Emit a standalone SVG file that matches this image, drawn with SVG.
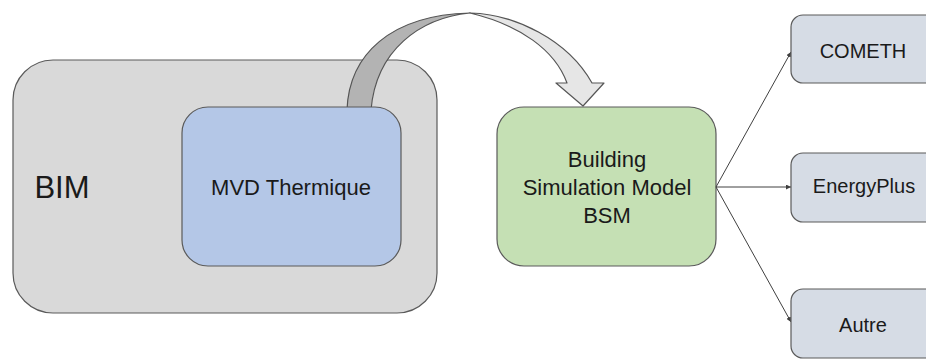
<svg xmlns="http://www.w3.org/2000/svg" width="926" height="360" viewBox="0 0 926 360">
<defs>
<style>
.box{stroke:#5a5a5a;stroke-width:1.2}
.t{font-family:"Liberation Sans",Arial,sans-serif;fill:#1a1a1a;text-anchor:middle}
.conn{stroke:#404040;stroke-width:1;fill:none;marker-end:url(#ah)}
</style>
<marker id="ah" viewBox="0 0 8 8" refX="8" refY="4" markerWidth="5" markerHeight="5" orient="auto" markerUnits="userSpaceOnUse">
<path d="M0,0 L8,4 L0,8 Z" fill="#404040"/>
</marker>
</defs>
<rect width="926" height="360" fill="#ffffff"/>
<g id="bim">
<rect class="box" x="13" y="60" width="424" height="253" rx="40" fill="#d9d9d9"/>
<text class="t" x="62" y="198" font-size="31">BIM</text>
</g>
<g id="curved-arrow">
<path d="M347,110 C349,55 390,15 470,13 C420,18 376,50 371,110 Z" fill="#b3b3b3" stroke="#555" stroke-width="1.2" stroke-linejoin="round"/>
<path d="M470,13 C515,14 568,40 592,83 L604,83 L583,106 L556,83 L567,83 C555,50 520,25 470,13 Z" fill="#e6e6e6" stroke="#555" stroke-width="1.2" stroke-linejoin="round"/>
</g>
<g id="mvd">
<rect class="box" x="182" y="107" width="219" height="159" rx="26" fill="#b4c7e7"/>
<text class="t" x="291" y="195" font-size="22">MVD Thermique</text>
</g>
<g id="bsm">
<rect class="box" x="497" y="107" width="219" height="159" rx="27" fill="#c5e0b4"/>
<text class="t" x="607" y="167" font-size="22">Building</text>
<text class="t" x="607" y="195" font-size="22">Simulation Model</text>
<text class="t" x="607" y="223" font-size="22">BSM</text>
</g>
<g id="connectors">
<line class="conn" x1="716" y1="187" x2="791" y2="52"/>
<line class="conn" x1="716" y1="187" x2="791" y2="187"/>
<line class="conn" x1="716" y1="187" x2="791" y2="322"/>
</g>
<g id="cometh">
<rect class="box" x="791" y="15" width="150" height="68" rx="12" fill="#d6dce5"/>
<text class="t" x="863" y="58" font-size="20">COMETH</text>
</g>
<g id="energyplus">
<rect class="box" x="791" y="153" width="150" height="69" rx="12" fill="#d6dce5"/>
<text class="t" x="864" y="193" font-size="20">EnergyPlus</text>
</g>
<g id="autre">
<rect class="box" x="791" y="289" width="150" height="69" rx="12" fill="#d6dce5"/>
<text class="t" x="863" y="332" font-size="20">Autre</text>
</g>
</svg>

= Written exercise =
Transcribe the full listing above exactly, with the images removed.

= Final result =
Emit a standalone SVG file that matches this image, drawn with SVG.
<svg xmlns="http://www.w3.org/2000/svg" width="926" height="360" viewBox="0 0 926 360">
<defs>
<style>
.box{stroke:#5a5a5a;stroke-width:1.2}
.t{font-family:"Liberation Sans",Arial,sans-serif;fill:#1a1a1a;text-anchor:middle}
.conn{stroke:#404040;stroke-width:1;fill:none;marker-end:url(#ah)}
</style>
<marker id="ah" viewBox="0 0 8 8" refX="8" refY="4" markerWidth="5" markerHeight="5" orient="auto" markerUnits="userSpaceOnUse">
<path d="M0,0 L8,4 L0,8 Z" fill="#404040"/>
</marker>
</defs>
<rect width="926" height="360" fill="#ffffff"/>
<g id="bim">
<rect class="box" x="13" y="60" width="424" height="253" rx="40" fill="#d9d9d9"/>
<text class="t" x="62" y="198" font-size="31">BIM</text>
</g>
<g id="curved-arrow">
<path d="M347,110 C349,55 390,15 470,13 C420,18 376,50 371,110 Z" fill="#b3b3b3" stroke="#555" stroke-width="1.2" stroke-linejoin="round"/>
<path d="M470,13 C515,14 568,40 592,83 L604,83 L583,106 L556,83 L567,83 C555,50 520,25 470,13 Z" fill="#e6e6e6" stroke="#555" stroke-width="1.2" stroke-linejoin="round"/>
</g>
<g id="mvd">
<rect class="box" x="182" y="107" width="219" height="159" rx="26" fill="#b4c7e7"/>
<text class="t" x="291" y="195" font-size="22">MVD Thermique</text>
</g>
<g id="bsm">
<rect class="box" x="497" y="107" width="219" height="159" rx="27" fill="#c5e0b4"/>
<text class="t" x="607" y="167" font-size="22">Building</text>
<text class="t" x="607" y="195" font-size="22">Simulation Model</text>
<text class="t" x="607" y="223" font-size="22">BSM</text>
</g>
<g id="connectors">
<line class="conn" x1="716" y1="187" x2="791" y2="52"/>
<line class="conn" x1="716" y1="187" x2="791" y2="187"/>
<line class="conn" x1="716" y1="187" x2="791" y2="322"/>
</g>
<g id="cometh">
<rect class="box" x="791" y="15" width="150" height="68" rx="12" fill="#d6dce5"/>
<text class="t" x="863" y="58" font-size="20">COMETH</text>
</g>
<g id="energyplus">
<rect class="box" x="791" y="153" width="150" height="69" rx="12" fill="#d6dce5"/>
<text class="t" x="864" y="193" font-size="20">EnergyPlus</text>
</g>
<g id="autre">
<rect class="box" x="791" y="289" width="150" height="69" rx="12" fill="#d6dce5"/>
<text class="t" x="863" y="332" font-size="20">Autre</text>
</g>
</svg>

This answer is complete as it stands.